Weißt du, wie viel Dörflein stehen?

 

Dass Waldbröl derzeit 64 sog. „Ortsteile“ zählt und seit wann es sie namentlich gibt, liest, wer es wissen möchte, im Internet in wikipedia. Dort finden sich genannt sowohl eingemeindete, einst selbständige Dörfer als auch weiter für sich bestehende Außenortschaften. Alle miteinander als "Ortsteil" bezeichnet. Die Namenliste stützt sich, wie es scheint, auf die amtliche Einwohnerstatistik. Die ebenfalls dort zu findenden Angaben über Erstnennungsdaten stützen sich , so scheint es, auf die bisher einzige oberbergische Übersicht, also das von Klaus Pampus und dem Bergischen Geschichtsverein 1998 herausgegebene Standardwerk über die „Urkundlichen Erstnennungen oberbergischer Orte“.

Schon dieses Werk, das sich vor allem der frühen Urkunden und sonstiger Geschichtsquellen bediente, ließ im Titel eine Vereinfachung erkennen, insofern darin Ortschaften aus dem angrenzenden Much, Friesenhagen und Windeck (wegen ihrer einstigen Zugehörigkeit) einbezogen waren.

Ähnlich undeutlich ist auch die Aufzählung der Waldbröler Dörfer in dem genannten Artikel „Waldbröl“ in wikipedia. Hier werden Ortschaften als „Ortsteil“ aufgeführt, egal ob es sie auch heute noch als selbständige Einzelorte gibt (so z.B. Waldbröls ältester Außenort Diezenkausen, heute ein Ortsteil von Waldbröl, nicht weniger als etwa Brenzingen). Das Alter und frühes historisches Vorkommen sind hier also nicht die Richtschnur gewesen.

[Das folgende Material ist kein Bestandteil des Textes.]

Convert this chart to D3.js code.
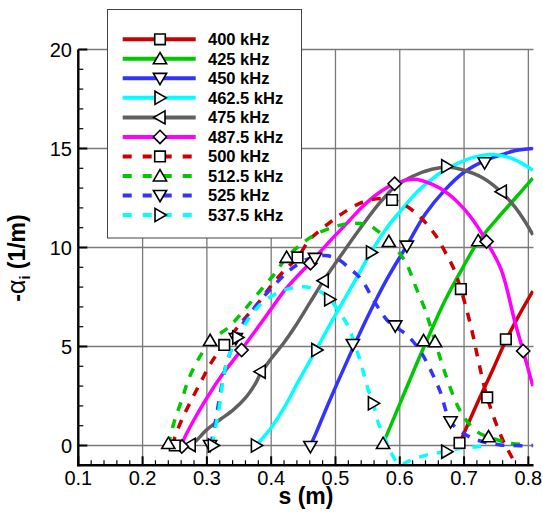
<!DOCTYPE html>
<html><head><meta charset="utf-8">
<script src="https://cdn.jsdelivr.net/npm/d3@7"></script>
<style>body{margin:0;background:#fff} svg{display:block}</style>
</head><body>
<svg id="chart" width="543" height="515"></svg>
<script>
// ---------- data ----------
const xTicks = [0.1,0.2,0.3,0.4,0.5,0.6,0.7,0.8];
const yTicks = [0,5,10,15,20];
const seriesLabels = ["400 kHz","425 kHz","450 kHz","462.5 kHz","475 kHz","487.5 kHz","500 kHz","512.5 kHz","525 kHz","537.5 kHz"];

const s400 = [0.693,0.699,0.72,0.745,0.765,0.785,0.807];
const a400 = [0.1,0.55,2.1,3.85,5.3,6.55,7.8];
const s425 = [0.574,0.58,0.60,0.62,0.642,0.67,0.70,0.722,0.75,0.78,0.807];
const a425 = [0.1,0.55,2.1,3.65,5.3,7.3,9.1,10.3,11.4,12.5,13.5];
const s450 = [0.461,0.47,0.49,0.52,0.55,0.58,0.611,0.64,0.67,0.70,0.73,0.76,0.78,0.807];
const a450 = [0,0.65,2.2,4.4,6.5,8.4,10.1,11.7,12.9,13.8,14.35,14.7,14.9,15.0];
const s462 = [0.377,0.382,0.40,0.42,0.445,0.471,0.50,0.53,0.556,0.58,0.60,0.63,0.66,0.69,0.72,0.745,0.77,0.79,0.807];
const a462 = [0,0.2,0.9,1.9,3.4,4.9,6.6,8.3,9.8,11.0,11.8,12.9,13.7,14.25,14.6,14.7,14.55,14.25,13.9];
const s475 = [0.274,0.282,0.30,0.32,0.341,0.36,0.375,0.383,0.398,0.42,0.437,0.46,0.481,0.515,0.546,0.57,0.592,0.62,0.65,0.675,0.70,0.73,0.758,0.779,0.795,0.807];
const a475 = [0,0.2,0.8,1.3,1.8,2.4,3.1,3.6,4.3,5.2,6.0,7.2,8.3,9.9,11.3,12.3,13.05,13.6,13.95,14.05,13.9,13.5,12.8,12.05,11.3,10.64];
const s487 = [0.261,0.264,0.28,0.30,0.32,0.341,0.354,0.38,0.40,0.42,0.445,0.463,0.492,0.517,0.54,0.565,0.592,0.622,0.65,0.676,0.70,0.72,0.735,0.758,0.779,0.792,0.807];
const a487 = [0,0.3,1.3,2.4,3.4,4.3,4.85,6.0,6.9,7.8,8.7,9.3,10.35,11.2,12.0,12.7,13.22,13.45,13.2,12.7,11.95,11.1,10.3,8.86,6.25,4.77,3.0];
const s500 = [0.247,0.25,0.261,0.276,0.292,0.307,0.327,0.357,0.38,0.403,0.424,0.441,0.46,0.485,0.512,0.543,0.572,0.588,0.605,0.631,0.657,0.673,0.683,0.695,0.712,0.722,0.736,0.758,0.771,0.782];
const a500 = [0,0.4,1.3,2.3,3.3,4.2,5.1,6.34,7.2,8.2,8.95,9.5,10.4,11.1,11.75,12.3,12.48,12.4,12.2,11.56,10.55,9.62,9.0,7.9,5.83,4.32,2.43,0.44,-0.39,-1.05];
const s512 = [0.240,0.243,0.25,0.261,0.271,0.284,0.295,0.305,0.333,0.357,0.38,0.406,0.424,0.45,0.471,0.502,0.525,0.551,0.567,0.583,0.6,0.613,0.625,0.64,0.655,0.67,0.69,0.705,0.725,0.738,0.771,0.795];
const a512 = [0,0.44,1.29,2.3,3.3,4.2,4.8,5.3,5.95,6.8,7.7,8.7,9.5,10.25,10.7,11.08,11.22,11.12,10.8,10.3,9.7,9.0,8.0,6.8,5.24,3.7,2.0,1.2,0.6,0.44,0.11,0.05];
const s525 = [0.306,0.312,0.318,0.324,0.331,0.34,0.357,0.38,0.405,0.429,0.453,0.468,0.484,0.504,0.52,0.541,0.559,0.58,0.593,0.611,0.631,0.645,0.662,0.679,0.699,0.72,0.756,0.807];
const a525 = [0,1.0,2.1,3.2,4.2,5.0,6.2,7.2,8.1,8.86,9.37,9.5,9.6,9.4,9.0,8.36,7.35,6.34,6.0,5.58,4.82,4.0,2.8,1.2,0.62,0.28,0.03,0];
const s537 = [0.308,0.314,0.32,0.325,0.331,0.34,0.348,0.365,0.385,0.414,0.44,0.455,0.475,0.491,0.504,0.52,0.53,0.538,0.545,0.551,0.559,0.565,0.58,0.593,0.601,0.61,0.624,0.645,0.673,0.694,0.72,0.74];
const a537 = [0,1.0,2.1,3.3,4.2,5.0,5.46,6.4,7.18,7.77,8.0,8.0,7.8,7.38,6.84,6.0,5.1,4.32,3.5,2.8,2.13,1.3,0.11,-0.73,-0.98,-0.85,-0.65,-0.45,-0.3,-0.14,-0.06,0];

// marker positions (symbols drawn along each curve)
const ms400 = [0.693,0.765], ma400 = [0.13,5.36];
const ms425 = [0.574,0.637,0.722], ma425 = [0.1,5.29,10.34];
const ms450 = [0.461,0.527,0.611,0.732], ma450 = [-0.05,5.1,10.07,14.28];
const ms462 = [0.377,0.471,0.556,0.673], ma462 = [0,4.82,9.75,14.1];
const ms475 = [0.274,0.383,0.481,0.758], ma475 = [0.03,3.73,8.32,12.82];
const ms487 = [0.261,0.354,0.461,0.592,0.735,0.792], ma487 = [-0.05,4.82,9.2,13.22,10.3,4.77];
const ms500 = [0.25,0.327,0.441,0.588,0.695,0.736], ma500 = [0,5.08,9.5,12.4,7.9,2.43];
const ms512 = [0.240,0.305,0.424,0.583,0.655,0.738], ma512 = [0.1,5.3,9.5,10.3,5.24,0.44];
const ms525 = [0.305,0.345,0.468,0.593,0.679], ma525 = [0,5.4,9.45,6.04,1.2];
const ms537 = [0.31,0.348,0.491,0.559,0.673], ma537 = [0,5.46,7.38,2.13,-0.31];

// ---------- styles ----------
const colors = ["#cc0000","#00c800","#3333ff","#00ffff","#606060","#ff00ff","#cc0000","#00c800","#3333ff","#00ffff"];
const dashed = [false,false,false,false,false,false,true,true,true,true];
const shapes = ["square","up","down","right","left","diamond","square","up","down","right"];

const series = [
  [s400,a400,ms400,ma400],[s425,a425,ms425,ma425],[s450,a450,ms450,ma450],
  [s462,a462,ms462,ma462],[s475,a475,ms475,ma475],[s487,a487,ms487,ma487],
  [s500,a500,ms500,ma500],[s512,a512,ms512,ma512],[s525,a525,ms525,ma525],
  [s537,a537,ms537,ma537]
].map((d,i)=>({label:seriesLabels[i], s:d[0], a:d[1], ms:d[2], ma:d[3],
  color:colors[i], dashed:dashed[i], shape:shapes[i]}));

// ---------- layout ----------
const svg = d3.select("#chart");
const x = d3.scaleLinear().domain([0.1,0.808]).range([78.3,533.5]);
const y = d3.scaleLinear().domain([-1,20]).range([465.3,49.5]);
const font = "'Liberation Sans', Arial, Helvetica, sans-serif";

svg.append("defs").append("clipPath").attr("id","clip")
  .append("rect").attr("x",x(0.1)).attr("y",y(20)).attr("width",x(0.808)-x(0.1)).attr("height",y(-1)-y(20));

// grid
const grid = svg.append("g").attr("stroke","#7a7a7a").attr("stroke-width",1.3);
xTicks.slice(1).forEach(t=>grid.append("line").attr("x1",x(t)).attr("x2",x(t)).attr("y1",y(-1)).attr("y2",y(20)));
yTicks.forEach(t=>grid.append("line").attr("x1",x(0.1)).attr("x2",x(0.808)).attr("y1",y(t)).attr("y2",y(t)));

// curves
const line = d3.line().x(d=>x(d[0])).y(d=>y(d[1])).curve(d3.curveCatmullRom.alpha(0.5));
const curves = svg.append("g").attr("clip-path","url(#clip)");
series.forEach(sr=>{
  const pts = sr.s.map((v,i)=>[v,sr.a[i]]);
  curves.append("path").attr("d",line(pts)).attr("fill","none")
    .attr("stroke",sr.color).attr("stroke-width",3.5)
    .attr("stroke-dasharray",sr.dashed?"9,9":null);
});

// marker symbols
function markerPath(shape){
  switch(shape){
    case "square": return "M-5.3,-5.3H5.3V5.3H-5.3Z";
    case "up": return "M0,-6.3L6.6,5L-6.6,5Z";
    case "down": return "M0,6.3L6.6,-5L-6.6,-5Z";
    case "right": return "M6.3,0L-5,-6.6L-5,6.6Z";
    case "left": return "M-6.3,0L5,-6.6L5,6.6Z";
    case "diamond": return "M0,-6.6L6.6,0L0,6.6L-6.6,0Z";
  }
}
const marks = svg.append("g");
series.forEach(sr=>{
  sr.ms.forEach((v,i)=>{
    marks.append("path").attr("d",markerPath(sr.shape))
      .attr("transform",`translate(${x(v)},${y(sr.ma[i])})`)
      .attr("fill","#fff").attr("stroke","#000").attr("stroke-width",1.6);
  });
});

// axes
const ax = svg.append("g").attr("stroke","#000");
ax.append("line").attr("x1",x(0.1)).attr("x2",x(0.1)).attr("y1",y(-1)+1).attr("y2",y(20)).attr("stroke-width",2.4);
ax.append("line").attr("x1",x(0.1)-1).attr("x2",x(0.808)).attr("y1",y(-1)).attr("y2",y(-1)).attr("stroke-width",2.4);
// x ticks
d3.range(0.1,0.8081,0.02).forEach(t=>{
  const major = xTicks.some(m=>Math.abs(m-t)<1e-6);
  ax.append("line").attr("x1",x(t)).attr("x2",x(t)).attr("y1",y(-1)).attr("y2",y(-1)-(major?9:5)).attr("stroke-width",major?2:1.2);
});
// y ticks
d3.range(0,20.01,1).forEach(t=>{
  const major = yTicks.some(m=>Math.abs(m-t)<1e-6);
  ax.append("line").attr("x1",x(0.1)).attr("x2",x(0.1)+(major?9:5)).attr("y1",y(t)).attr("y2",y(t)).attr("stroke-width",major?2:1.2);
});
// tick labels
const tl = svg.append("g").attr("font-family",font).attr("font-size",20).attr("fill","#000");
xTicks.forEach(t=>tl.append("text").attr("x",x(t)).attr("y",485).attr("text-anchor","middle").text(t.toFixed(1)));
yTicks.forEach(t=>tl.append("text").attr("x",72).attr("y",y(t)+7).attr("text-anchor","end").text(t));

// axis titles
svg.append("text").attr("x",306).attr("y",503.5).attr("text-anchor","middle")
  .attr("font-family",font).attr("font-size",23).attr("font-weight","bold").text("s (m)");
const yt = svg.append("text").attr("transform","translate(25,258) rotate(-90)").attr("text-anchor","middle")
  .attr("font-family",font).attr("font-size",23).attr("font-weight","bold");
yt.append("tspan").text("-");
yt.append("tspan").attr("font-weight","normal").attr("font-size",25).text("α");
yt.append("tspan").attr("font-size",14).attr("dy",5).text("i");
yt.append("tspan").attr("dy",-5).text(" (1/m)");

// legend
const lg = svg.append("g");
lg.append("rect").attr("x",107.5).attr("y",9.5).attr("width",194).attr("height",228.5)
  .attr("fill","#fff").attr("stroke","#444").attr("stroke-width",1);
series.forEach((sr,i)=>{
  const ly = 39.3 + i*19.52;
  lg.append("line").attr("x1",122.7).attr("x2",sr.dashed?191.7:195.7).attr("y1",ly).attr("y2",ly)
    .attr("stroke",sr.color).attr("stroke-width",4).attr("stroke-dasharray",sr.dashed?"9,11":null);
  lg.append("path").attr("d",markerPath(sr.shape)).attr("transform",`translate(160,${ly})`)
    .attr("fill","#fff").attr("stroke","#000").attr("stroke-width",1.6);
  lg.append("text").attr("x",208).attr("y",ly+6).attr("font-family",font).attr("font-size",16.5)
    .attr("font-weight","bold").text(sr.label);
});
</script>
</body></html>
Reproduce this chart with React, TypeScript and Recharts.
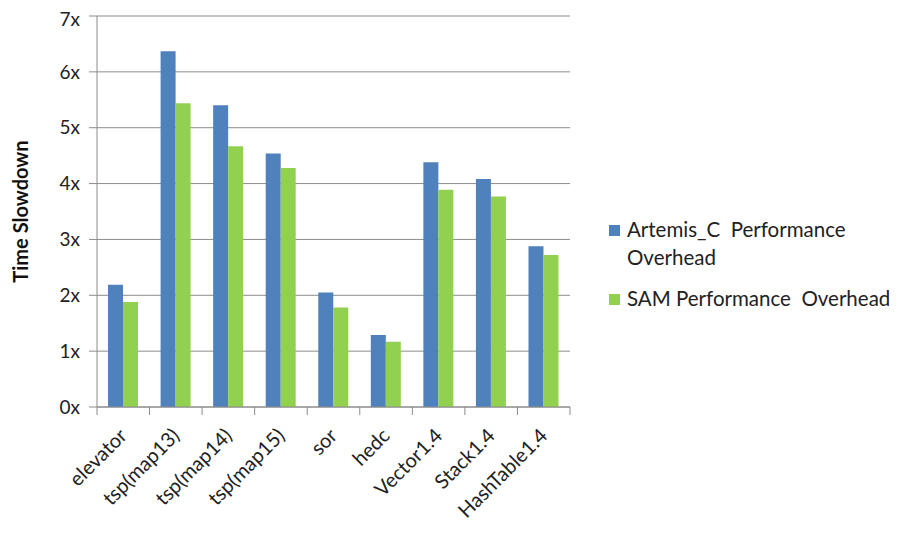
import React from 'react';
import { BarChart, Bar, XAxis, YAxis, CartesianGrid } from 'recharts';

const benchmarks = ['elevator', 'tsp(map13)', 'tsp(map14)', 'tsp(map15)', 'sor', 'hedc', 'Vector1.4', 'Stack1.4', 'HashTable1.4'];
const artemisOverhead = [2.19, 6.37, 5.4, 4.54, 2.05, 1.29, 4.38, 4.08, 2.88];
const samOverhead = [1.88, 5.44, 4.67, 4.28, 1.78, 1.17, 3.89, 3.77, 2.72];
const yTicks = [0, 1, 2, 3, 4, 5, 6, 7];

const BLUE = '#4F81BD';
const GREEN = '#92D050';
const AXIS = '#8c8c8c';
const FONT = 'Lato, "Liberation Sans", sans-serif';

const data = benchmarks.map((name, i) => ({
  name,
  artemis: artemisOverhead[i],
  sam: samOverhead[i],
}));

const CategoryTick = (props: any) => {
  const { x, y, payload, index, visibleTicksCount } = props;
  const half = payload.offset ?? 0;
  const last = index === (visibleTicksCount ?? benchmarks.length) - 1;
  return (
    <g>
      <line x1={x - half} x2={x - half} y1={y - 8} y2={y} stroke={AXIS} />
      {last && <line x1={x + half} x2={x + half} y1={y - 8} y2={y} stroke={AXIS} />}
      <text
        x={x + 5}
        y={y + 22}
        textAnchor="end"
        transform={`rotate(-45, ${x + 5}, ${y + 22})`}
        fontSize={20}
        fontFamily={FONT}
        fill="#222"
      >
        {payload.value}
      </text>
    </g>
  );
};

function LegendBox() {
  const items = [
    { color: BLUE, lines: ['Artemis_C  Performance', 'Overhead'] },
    { color: GREEN, lines: ['SAM Performance  Overhead'] },
  ];
  return (
    <div style={{ position: 'absolute', left: 601, top: 207, fontFamily: FONT, fontSize: 20.5, color: '#222', lineHeight: '28px' }}>
      {items.map((it) => (
        <div key={it.lines[0]} style={{ display: 'flex', alignItems: 'flex-start', marginBottom: 13 }}>
          <span style={{ width: 11, height: 11, background: it.color, marginTop: 10, marginRight: 7, flex: 'none' }} />
          <div style={{ whiteSpace: 'pre' }}>
            {it.lines.map((l) => (
              <div key={l}>{l}</div>
            ))}
          </div>
        </div>
      ))}
    </div>
  );
}

export default function App() {
  return (
    <div style={{ position: 'relative', width: 889, height: 528, background: '#fff' }}>
      <BarChart
        width={889}
        height={528}
        data={data}
        margin={{ top: 8, right: 327, bottom: 0, left: 39 }}
        barCategoryGap="21%"
        barGap={0}
      >
        <CartesianGrid vertical={false} stroke={AXIS} strokeDasharray="" />
        <XAxis
          dataKey="name"
          interval={0}
          height={129}
          stroke={AXIS}
          tickLine={false}
          tick={<CategoryTick />}
        />
        <YAxis
          width={50}
          domain={[0, 7]}
          ticks={yTicks}
          tickFormatter={(v) => `${v}x`}
          stroke={AXIS}
          tickSize={8}
          tickMargin={9}
          tick={{ fill: '#222', fontSize: 19, fontFamily: FONT }}
          label={{
            value: 'Time Slowdown',
            angle: -90,
            position: 'insideLeft',
            offset: -26,
            style: { fontFamily: FONT, fontSize: 20, fontWeight: 700, fill: '#111', textAnchor: 'middle' },
          }}
        />
        <Bar dataKey="artemis" name="Artemis_C Performance Overhead" fill={BLUE} isAnimationActive={false} />
        <Bar dataKey="sam" name="SAM Performance  Overhead" fill={GREEN} isAnimationActive={false} />
      </BarChart>
      <LegendBox />
    </div>
  );
}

Daher findet sich kein Alsberg oder Kalkberg oder Boxberg, aber erstaunlicherweise auch kein Hecke, Neuenhof oder Wilhelmsthal. Man könnte fragen, ob ihnen der Rang oder die Funktion  als „Ortsteil“ verloren ging oder sie ihn nie besaßen. Dass die drei letztgenannten auf der Webseite der Stadt bei gleicher Zahl von 64 dann wiederum im Verzeichnis der „Ortschaften“ erscheinen, macht stutzig und lässt nach den dafür  Ausgetauschten fragen.

 

Solches Hin und Her zwischen Gestern und Heute, zwischen Kommunalentwicklung und Dorfgeschichte kann nicht ohne Folgen sein. Dass in einer Zeit der von den Verwaltungen vermehrt beobachteten demographischen Entwicklung auch dem Leben der Dörfer besondere Aufmerksamkeit gilt, verwundert nicht. Dorfwettbewerbe wenden sich inzwischen unter neuem Schlagwort an „räumlich geschlossene Ortschaften oder Gemeindeteile“ ,denn man möchte sie in ihrem sozialen und kulturellen Eigenwert fördern. Geraten sie allerdings bei zu großer Nähe in den Sog der Zentren, könnte die Losung lauten, sich eine neue oder zweite Identität zuzulegen. Worum geht es da nun in Sachen Eigenwert? Sollte ein „Ortsteil“ sich also noch weiter Dorf nennen dürfen, wenn er nur noch als Wohnlage erscheint? Ein Ortsteil, der wie Brenzingen jüngst (2009) „600 Jahre alt“ wurde, sollte er sich noch seiner vergangenen, in diesem Fall sogar doppelten Selbständigkeit (als Bauern- und Junker-Brenzingen) rühmen dürfen?

 

Was alle diese Ortsteile stärkt, könnten gehäufte Darstellungen ihrer Vergangenheit und ihrer Entwicklung sein. Erstnennungen könnten den Anstoß geben. Ohne Unterscheidung ihrer neueren kommunalen Zuordnung. Dorffeste knüpften eine Zeitlang gerne an den alten Daten der Erstnennung an, obwohl die Erstnennungen nur selten zugleich Gründungsdaten waren und bei sorgfältiger Archivarbeit gelegentlich ältere Nennungen gefunden wurden.

 

Zunächst für den kleinen Kreis Ortsansässiger gedruckt, erschienen in letzter Zeit Dokumentationen zu Puhl und Wilhelmsthal ebenso wie für Bohlenhagen und Schönenbach, freilich alle wegen kleiner Auflage in Eigenregie der Verfasser bis auf Restexemplare vergriffen.